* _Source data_
[start]

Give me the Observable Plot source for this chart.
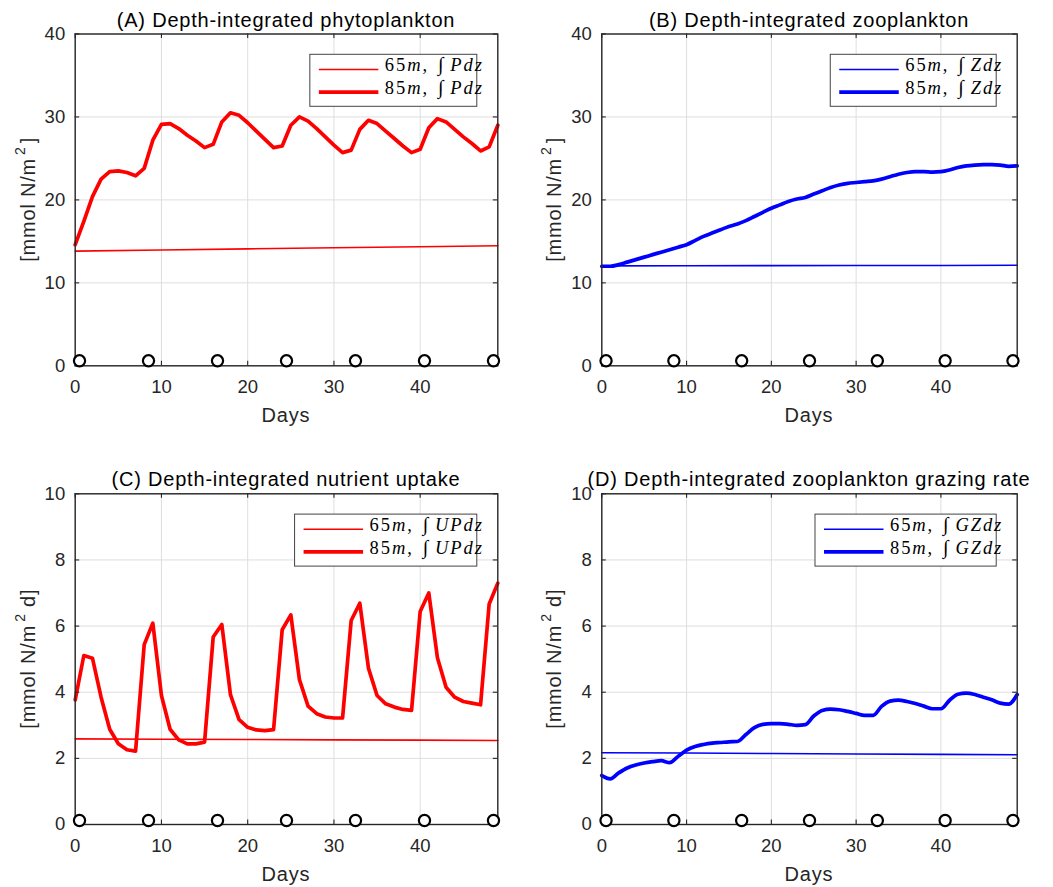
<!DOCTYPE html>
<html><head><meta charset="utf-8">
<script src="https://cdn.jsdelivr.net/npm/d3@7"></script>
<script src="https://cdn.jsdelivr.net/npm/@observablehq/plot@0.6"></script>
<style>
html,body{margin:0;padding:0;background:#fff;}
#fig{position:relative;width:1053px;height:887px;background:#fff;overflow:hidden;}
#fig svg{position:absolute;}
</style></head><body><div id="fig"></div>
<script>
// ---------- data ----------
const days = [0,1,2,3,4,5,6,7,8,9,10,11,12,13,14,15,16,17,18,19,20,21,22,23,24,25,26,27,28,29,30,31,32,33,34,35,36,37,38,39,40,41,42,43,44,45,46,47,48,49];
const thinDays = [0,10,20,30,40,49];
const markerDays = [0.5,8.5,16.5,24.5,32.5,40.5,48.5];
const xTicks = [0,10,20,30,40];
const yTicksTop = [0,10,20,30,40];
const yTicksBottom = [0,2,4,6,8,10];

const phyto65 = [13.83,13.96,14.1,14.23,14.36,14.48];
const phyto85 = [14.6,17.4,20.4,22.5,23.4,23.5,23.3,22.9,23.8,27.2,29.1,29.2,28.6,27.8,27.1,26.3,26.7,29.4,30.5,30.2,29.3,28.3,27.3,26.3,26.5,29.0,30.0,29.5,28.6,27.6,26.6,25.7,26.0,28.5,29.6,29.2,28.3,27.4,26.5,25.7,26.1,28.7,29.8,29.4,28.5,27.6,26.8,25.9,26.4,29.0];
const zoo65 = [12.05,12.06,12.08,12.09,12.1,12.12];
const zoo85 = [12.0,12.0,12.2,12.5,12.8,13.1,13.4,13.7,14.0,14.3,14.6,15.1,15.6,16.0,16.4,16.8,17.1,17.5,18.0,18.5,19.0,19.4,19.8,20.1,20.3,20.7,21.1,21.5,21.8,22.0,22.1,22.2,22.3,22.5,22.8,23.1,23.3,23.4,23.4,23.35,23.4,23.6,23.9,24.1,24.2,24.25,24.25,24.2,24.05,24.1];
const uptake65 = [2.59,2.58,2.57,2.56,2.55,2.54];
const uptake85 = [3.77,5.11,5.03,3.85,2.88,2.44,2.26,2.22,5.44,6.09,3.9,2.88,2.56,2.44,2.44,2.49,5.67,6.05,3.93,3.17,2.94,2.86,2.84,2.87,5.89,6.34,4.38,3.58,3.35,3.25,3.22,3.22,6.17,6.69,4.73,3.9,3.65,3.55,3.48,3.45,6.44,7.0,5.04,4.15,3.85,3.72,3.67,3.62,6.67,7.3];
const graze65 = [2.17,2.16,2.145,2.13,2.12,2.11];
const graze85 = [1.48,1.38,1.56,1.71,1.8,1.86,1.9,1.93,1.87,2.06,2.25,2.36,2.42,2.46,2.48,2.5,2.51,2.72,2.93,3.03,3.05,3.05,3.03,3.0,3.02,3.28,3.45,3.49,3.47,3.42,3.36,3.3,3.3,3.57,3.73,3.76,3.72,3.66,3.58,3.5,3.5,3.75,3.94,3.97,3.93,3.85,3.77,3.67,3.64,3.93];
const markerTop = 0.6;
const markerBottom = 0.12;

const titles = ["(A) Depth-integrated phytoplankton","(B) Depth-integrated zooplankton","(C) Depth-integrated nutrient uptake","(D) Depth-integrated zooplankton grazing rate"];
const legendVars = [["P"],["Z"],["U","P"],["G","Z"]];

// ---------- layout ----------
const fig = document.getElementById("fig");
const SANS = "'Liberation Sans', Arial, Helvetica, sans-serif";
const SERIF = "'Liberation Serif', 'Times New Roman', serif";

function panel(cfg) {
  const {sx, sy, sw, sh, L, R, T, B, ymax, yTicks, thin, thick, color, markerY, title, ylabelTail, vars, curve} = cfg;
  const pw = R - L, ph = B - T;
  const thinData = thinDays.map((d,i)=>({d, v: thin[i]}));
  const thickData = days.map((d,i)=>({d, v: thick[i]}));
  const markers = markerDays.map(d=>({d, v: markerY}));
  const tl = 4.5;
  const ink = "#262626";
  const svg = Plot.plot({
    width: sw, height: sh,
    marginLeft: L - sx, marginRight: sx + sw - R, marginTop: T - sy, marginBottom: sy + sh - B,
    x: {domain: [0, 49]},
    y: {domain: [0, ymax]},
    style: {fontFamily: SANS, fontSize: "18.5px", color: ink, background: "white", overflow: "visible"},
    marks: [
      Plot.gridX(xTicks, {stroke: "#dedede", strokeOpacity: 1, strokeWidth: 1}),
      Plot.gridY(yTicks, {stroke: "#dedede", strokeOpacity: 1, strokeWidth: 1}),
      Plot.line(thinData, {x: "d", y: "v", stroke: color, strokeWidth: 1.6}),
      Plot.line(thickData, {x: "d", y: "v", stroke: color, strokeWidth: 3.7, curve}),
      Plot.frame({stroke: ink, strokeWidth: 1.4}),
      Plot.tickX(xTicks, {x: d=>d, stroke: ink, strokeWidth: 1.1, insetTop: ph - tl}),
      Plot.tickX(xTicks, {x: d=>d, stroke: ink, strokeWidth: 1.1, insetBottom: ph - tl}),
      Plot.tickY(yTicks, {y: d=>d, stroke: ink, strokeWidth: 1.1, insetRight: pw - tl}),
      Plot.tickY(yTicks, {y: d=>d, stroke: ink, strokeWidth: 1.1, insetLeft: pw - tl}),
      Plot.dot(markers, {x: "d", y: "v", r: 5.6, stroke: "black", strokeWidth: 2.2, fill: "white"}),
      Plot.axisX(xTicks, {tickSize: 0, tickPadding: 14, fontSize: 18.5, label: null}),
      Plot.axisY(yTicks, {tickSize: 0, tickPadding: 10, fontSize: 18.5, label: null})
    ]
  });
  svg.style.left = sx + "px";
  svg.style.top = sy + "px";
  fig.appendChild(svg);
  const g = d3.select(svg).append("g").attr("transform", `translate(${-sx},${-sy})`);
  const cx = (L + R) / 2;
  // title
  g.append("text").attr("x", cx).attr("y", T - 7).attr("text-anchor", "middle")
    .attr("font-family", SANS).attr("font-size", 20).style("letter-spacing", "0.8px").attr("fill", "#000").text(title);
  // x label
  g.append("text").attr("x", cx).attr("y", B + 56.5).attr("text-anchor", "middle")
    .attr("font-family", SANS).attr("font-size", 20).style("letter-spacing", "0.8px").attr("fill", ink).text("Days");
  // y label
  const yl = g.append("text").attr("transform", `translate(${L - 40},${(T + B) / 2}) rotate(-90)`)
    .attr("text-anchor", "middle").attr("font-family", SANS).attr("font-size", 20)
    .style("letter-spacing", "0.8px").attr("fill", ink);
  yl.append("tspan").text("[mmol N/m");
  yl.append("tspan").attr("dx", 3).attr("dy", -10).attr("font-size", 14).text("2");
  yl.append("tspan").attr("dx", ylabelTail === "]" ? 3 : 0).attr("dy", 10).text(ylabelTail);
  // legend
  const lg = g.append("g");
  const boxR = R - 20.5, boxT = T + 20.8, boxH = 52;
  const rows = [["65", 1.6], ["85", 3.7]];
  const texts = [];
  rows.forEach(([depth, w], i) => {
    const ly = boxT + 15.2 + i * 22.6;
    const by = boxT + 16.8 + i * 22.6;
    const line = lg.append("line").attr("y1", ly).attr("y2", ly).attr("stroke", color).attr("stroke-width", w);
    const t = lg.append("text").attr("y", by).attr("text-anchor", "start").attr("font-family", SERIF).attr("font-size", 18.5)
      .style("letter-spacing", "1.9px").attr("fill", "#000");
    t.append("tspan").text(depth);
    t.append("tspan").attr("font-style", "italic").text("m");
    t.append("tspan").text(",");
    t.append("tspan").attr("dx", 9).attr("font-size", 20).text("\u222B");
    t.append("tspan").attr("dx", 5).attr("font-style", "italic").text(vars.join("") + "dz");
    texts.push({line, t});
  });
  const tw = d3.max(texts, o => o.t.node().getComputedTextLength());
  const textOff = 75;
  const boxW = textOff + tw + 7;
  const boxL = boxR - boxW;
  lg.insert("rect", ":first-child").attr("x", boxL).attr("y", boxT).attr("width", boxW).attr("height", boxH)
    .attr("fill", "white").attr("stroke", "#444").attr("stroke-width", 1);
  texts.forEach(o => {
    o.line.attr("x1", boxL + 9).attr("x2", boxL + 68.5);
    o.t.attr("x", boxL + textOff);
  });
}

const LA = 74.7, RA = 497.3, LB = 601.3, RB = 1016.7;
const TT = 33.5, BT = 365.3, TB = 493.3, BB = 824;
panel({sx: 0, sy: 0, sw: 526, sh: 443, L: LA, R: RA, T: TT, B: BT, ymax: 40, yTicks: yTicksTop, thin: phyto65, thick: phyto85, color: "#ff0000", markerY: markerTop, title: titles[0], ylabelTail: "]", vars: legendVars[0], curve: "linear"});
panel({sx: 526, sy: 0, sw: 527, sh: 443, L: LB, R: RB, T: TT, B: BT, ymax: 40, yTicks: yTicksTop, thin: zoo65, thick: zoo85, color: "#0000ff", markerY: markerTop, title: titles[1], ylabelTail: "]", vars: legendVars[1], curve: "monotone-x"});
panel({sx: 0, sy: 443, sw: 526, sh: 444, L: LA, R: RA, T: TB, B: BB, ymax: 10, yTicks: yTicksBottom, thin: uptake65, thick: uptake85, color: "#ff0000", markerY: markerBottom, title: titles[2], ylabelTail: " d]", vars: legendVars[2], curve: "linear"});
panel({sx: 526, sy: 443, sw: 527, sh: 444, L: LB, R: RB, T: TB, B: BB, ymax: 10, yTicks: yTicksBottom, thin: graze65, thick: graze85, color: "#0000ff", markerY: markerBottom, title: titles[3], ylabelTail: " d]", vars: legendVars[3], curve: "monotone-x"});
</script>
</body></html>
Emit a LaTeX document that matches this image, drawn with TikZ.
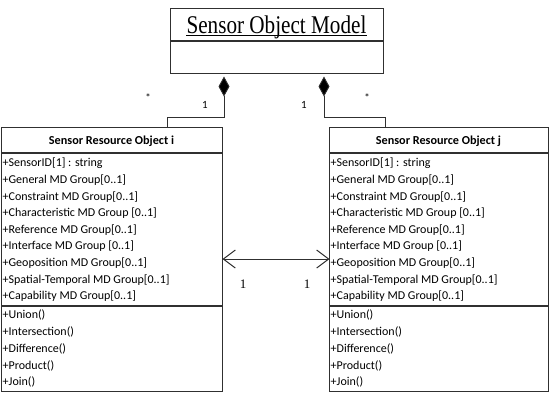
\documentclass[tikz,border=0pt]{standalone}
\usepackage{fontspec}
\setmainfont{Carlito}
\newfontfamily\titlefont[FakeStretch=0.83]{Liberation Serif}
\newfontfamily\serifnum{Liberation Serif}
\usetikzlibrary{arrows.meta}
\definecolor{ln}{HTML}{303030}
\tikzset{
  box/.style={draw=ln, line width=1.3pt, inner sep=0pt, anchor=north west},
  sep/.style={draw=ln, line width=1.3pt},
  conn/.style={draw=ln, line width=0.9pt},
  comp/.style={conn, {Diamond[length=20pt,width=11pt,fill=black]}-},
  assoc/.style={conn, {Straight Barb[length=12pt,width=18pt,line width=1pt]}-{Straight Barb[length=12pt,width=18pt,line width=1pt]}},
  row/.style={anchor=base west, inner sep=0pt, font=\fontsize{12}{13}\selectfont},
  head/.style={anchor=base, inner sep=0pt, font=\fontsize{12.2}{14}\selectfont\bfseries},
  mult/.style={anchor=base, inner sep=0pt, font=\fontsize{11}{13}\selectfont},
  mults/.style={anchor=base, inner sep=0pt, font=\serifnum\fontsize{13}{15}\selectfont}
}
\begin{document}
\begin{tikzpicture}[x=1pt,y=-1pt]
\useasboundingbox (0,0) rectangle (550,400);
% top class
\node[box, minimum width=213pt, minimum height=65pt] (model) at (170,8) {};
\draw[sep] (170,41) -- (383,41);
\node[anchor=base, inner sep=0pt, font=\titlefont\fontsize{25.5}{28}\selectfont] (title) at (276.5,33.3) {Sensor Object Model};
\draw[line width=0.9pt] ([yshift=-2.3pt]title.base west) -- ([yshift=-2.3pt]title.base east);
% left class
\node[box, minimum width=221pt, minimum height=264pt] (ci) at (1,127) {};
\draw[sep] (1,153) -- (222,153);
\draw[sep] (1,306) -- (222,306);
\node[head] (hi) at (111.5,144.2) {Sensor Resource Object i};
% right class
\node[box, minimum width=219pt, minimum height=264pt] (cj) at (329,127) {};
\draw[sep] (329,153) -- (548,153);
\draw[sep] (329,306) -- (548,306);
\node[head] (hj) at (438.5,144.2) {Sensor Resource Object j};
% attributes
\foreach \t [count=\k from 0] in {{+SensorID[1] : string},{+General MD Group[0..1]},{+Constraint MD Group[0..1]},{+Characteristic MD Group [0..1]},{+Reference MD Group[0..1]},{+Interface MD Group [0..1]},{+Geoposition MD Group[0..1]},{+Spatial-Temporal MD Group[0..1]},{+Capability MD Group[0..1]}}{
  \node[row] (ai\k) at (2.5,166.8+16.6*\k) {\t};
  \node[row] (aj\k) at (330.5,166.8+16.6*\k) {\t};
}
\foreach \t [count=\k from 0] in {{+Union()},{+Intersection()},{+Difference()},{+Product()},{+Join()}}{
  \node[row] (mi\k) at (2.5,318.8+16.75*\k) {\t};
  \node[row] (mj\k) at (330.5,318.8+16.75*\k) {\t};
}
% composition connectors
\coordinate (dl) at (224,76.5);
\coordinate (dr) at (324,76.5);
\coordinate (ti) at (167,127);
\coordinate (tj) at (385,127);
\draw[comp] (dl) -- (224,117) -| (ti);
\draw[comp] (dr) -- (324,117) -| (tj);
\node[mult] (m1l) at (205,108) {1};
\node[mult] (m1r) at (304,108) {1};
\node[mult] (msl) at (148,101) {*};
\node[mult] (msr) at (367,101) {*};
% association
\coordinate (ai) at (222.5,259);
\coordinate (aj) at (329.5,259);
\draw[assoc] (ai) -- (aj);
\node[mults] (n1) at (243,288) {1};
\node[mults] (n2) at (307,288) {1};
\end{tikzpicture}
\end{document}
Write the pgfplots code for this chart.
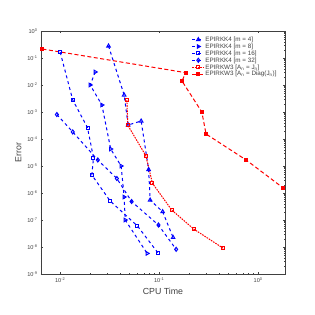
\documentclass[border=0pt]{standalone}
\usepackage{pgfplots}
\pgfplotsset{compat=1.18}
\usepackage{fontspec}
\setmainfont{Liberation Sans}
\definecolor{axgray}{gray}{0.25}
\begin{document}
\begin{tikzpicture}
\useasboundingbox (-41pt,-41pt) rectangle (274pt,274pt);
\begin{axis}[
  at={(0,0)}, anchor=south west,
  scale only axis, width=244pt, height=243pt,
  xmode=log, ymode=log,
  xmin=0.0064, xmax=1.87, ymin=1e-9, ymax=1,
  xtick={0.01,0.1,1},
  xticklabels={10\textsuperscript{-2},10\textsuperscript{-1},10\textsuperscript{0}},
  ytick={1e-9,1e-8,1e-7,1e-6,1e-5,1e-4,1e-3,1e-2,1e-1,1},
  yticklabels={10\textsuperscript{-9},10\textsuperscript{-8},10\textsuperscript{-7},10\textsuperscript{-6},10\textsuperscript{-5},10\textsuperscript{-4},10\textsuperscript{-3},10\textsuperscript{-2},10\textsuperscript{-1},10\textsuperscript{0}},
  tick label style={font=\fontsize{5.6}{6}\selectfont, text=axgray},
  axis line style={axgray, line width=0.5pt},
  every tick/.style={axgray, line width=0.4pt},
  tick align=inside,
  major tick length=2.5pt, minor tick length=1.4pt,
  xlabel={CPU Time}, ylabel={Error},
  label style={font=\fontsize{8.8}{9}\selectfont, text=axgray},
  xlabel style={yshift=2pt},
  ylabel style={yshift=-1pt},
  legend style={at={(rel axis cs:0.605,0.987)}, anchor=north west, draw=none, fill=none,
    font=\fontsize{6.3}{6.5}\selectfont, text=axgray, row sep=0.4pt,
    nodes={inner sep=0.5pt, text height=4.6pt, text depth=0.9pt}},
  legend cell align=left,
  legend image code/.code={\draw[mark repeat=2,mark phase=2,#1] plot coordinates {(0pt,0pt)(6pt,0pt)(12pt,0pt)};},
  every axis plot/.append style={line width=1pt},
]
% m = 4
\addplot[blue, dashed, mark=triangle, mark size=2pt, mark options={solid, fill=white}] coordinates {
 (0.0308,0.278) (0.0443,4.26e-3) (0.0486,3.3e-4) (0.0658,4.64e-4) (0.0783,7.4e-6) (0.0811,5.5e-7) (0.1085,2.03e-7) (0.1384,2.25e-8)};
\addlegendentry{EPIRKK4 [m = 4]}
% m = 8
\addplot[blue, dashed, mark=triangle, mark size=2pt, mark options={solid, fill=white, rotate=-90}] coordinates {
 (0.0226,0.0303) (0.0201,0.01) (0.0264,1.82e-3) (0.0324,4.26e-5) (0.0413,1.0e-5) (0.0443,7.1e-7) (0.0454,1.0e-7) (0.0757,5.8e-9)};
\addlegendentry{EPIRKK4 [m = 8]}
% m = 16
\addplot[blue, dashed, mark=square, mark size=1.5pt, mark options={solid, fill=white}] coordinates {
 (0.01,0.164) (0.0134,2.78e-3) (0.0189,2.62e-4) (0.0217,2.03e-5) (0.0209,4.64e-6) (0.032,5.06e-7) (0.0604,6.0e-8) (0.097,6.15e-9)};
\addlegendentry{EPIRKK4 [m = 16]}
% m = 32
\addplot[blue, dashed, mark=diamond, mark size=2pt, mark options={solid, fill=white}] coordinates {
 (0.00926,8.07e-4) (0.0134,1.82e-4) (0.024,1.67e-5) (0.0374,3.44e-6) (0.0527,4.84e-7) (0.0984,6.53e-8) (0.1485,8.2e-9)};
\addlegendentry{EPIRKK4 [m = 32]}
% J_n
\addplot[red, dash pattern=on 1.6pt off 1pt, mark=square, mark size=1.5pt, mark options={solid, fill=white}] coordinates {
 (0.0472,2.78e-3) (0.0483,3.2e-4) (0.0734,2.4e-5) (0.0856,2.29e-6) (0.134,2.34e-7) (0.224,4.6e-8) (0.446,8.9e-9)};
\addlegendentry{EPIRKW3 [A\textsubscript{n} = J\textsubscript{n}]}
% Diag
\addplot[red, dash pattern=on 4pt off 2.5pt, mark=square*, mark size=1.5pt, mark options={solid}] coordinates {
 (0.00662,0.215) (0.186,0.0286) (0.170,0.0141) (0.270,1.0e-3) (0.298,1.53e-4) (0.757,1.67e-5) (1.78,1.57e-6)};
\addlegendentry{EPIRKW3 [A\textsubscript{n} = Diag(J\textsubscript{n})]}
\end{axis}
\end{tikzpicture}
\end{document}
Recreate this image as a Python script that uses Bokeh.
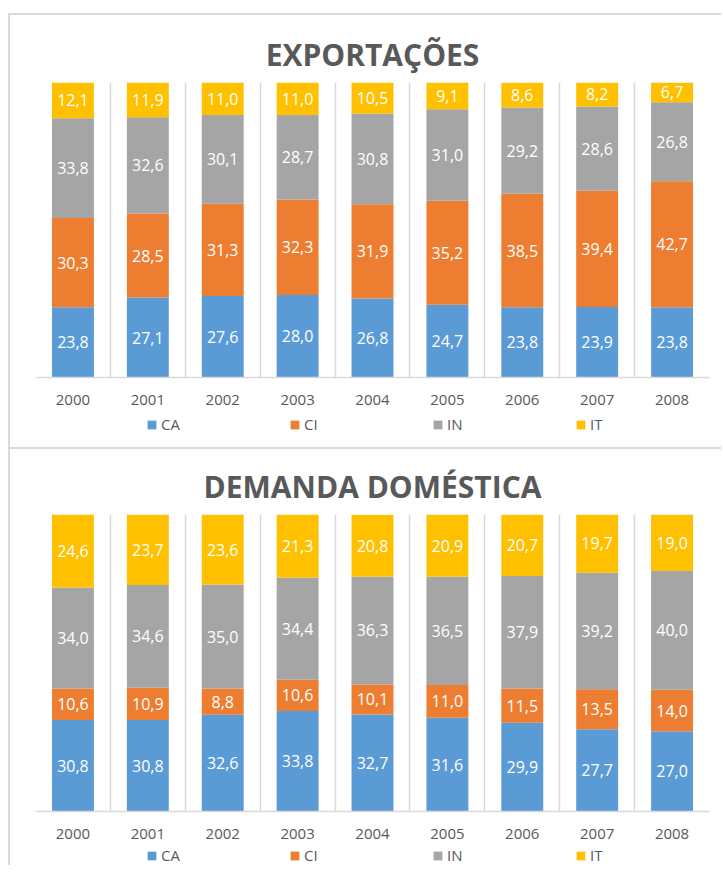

[end]

* _What is asked_
Exactly reproduce the run of lines from the start of the listing through the line with "const markerBottom = 0.12;", inclusive; pictures are not copied.

* _The completed task_
Give me the Observable Plot source for this chart.
<!DOCTYPE html>
<html><head><meta charset="utf-8">
<script src="https://cdn.jsdelivr.net/npm/d3@7"></script>
<script src="https://cdn.jsdelivr.net/npm/@observablehq/plot@0.6"></script>
<style>
html,body{margin:0;padding:0;background:#fff;}
#fig{position:relative;width:1053px;height:887px;background:#fff;overflow:hidden;}
#fig svg{position:absolute;}
</style></head><body><div id="fig"></div>
<script>
// ---------- data ----------
const days = [0,1,2,3,4,5,6,7,8,9,10,11,12,13,14,15,16,17,18,19,20,21,22,23,24,25,26,27,28,29,30,31,32,33,34,35,36,37,38,39,40,41,42,43,44,45,46,47,48,49];
const thinDays = [0,10,20,30,40,49];
const markerDays = [0.5,8.5,16.5,24.5,32.5,40.5,48.5];
const xTicks = [0,10,20,30,40];
const yTicksTop = [0,10,20,30,40];
const yTicksBottom = [0,2,4,6,8,10];

const phyto65 = [13.83,13.96,14.1,14.23,14.36,14.48];
const phyto85 = [14.6,17.4,20.4,22.5,23.4,23.5,23.3,22.9,23.8,27.2,29.1,29.2,28.6,27.8,27.1,26.3,26.7,29.4,30.5,30.2,29.3,28.3,27.3,26.3,26.5,29.0,30.0,29.5,28.6,27.6,26.6,25.7,26.0,28.5,29.6,29.2,28.3,27.4,26.5,25.7,26.1,28.7,29.8,29.4,28.5,27.6,26.8,25.9,26.4,29.0];
const zoo65 = [12.05,12.06,12.08,12.09,12.1,12.12];
const zoo85 = [12.0,12.0,12.2,12.5,12.8,13.1,13.4,13.7,14.0,14.3,14.6,15.1,15.6,16.0,16.4,16.8,17.1,17.5,18.0,18.5,19.0,19.4,19.8,20.1,20.3,20.7,21.1,21.5,21.8,22.0,22.1,22.2,22.3,22.5,22.8,23.1,23.3,23.4,23.4,23.35,23.4,23.6,23.9,24.1,24.2,24.25,24.25,24.2,24.05,24.1];
const uptake65 = [2.59,2.58,2.57,2.56,2.55,2.54];
const uptake85 = [3.77,5.11,5.03,3.85,2.88,2.44,2.26,2.22,5.44,6.09,3.9,2.88,2.56,2.44,2.44,2.49,5.67,6.05,3.93,3.17,2.94,2.86,2.84,2.87,5.89,6.34,4.38,3.58,3.35,3.25,3.22,3.22,6.17,6.69,4.73,3.9,3.65,3.55,3.48,3.45,6.44,7.0,5.04,4.15,3.85,3.72,3.67,3.62,6.67,7.3];
const graze65 = [2.17,2.16,2.145,2.13,2.12,2.11];
const graze85 = [1.48,1.38,1.56,1.71,1.8,1.86,1.9,1.93,1.87,2.06,2.25,2.36,2.42,2.46,2.48,2.5,2.51,2.72,2.93,3.03,3.05,3.05,3.03,3.0,3.02,3.28,3.45,3.49,3.47,3.42,3.36,3.3,3.3,3.57,3.73,3.76,3.72,3.66,3.58,3.5,3.5,3.75,3.94,3.97,3.93,3.85,3.77,3.67,3.64,3.93];
const markerTop = 0.6;
const markerBottom = 0.12;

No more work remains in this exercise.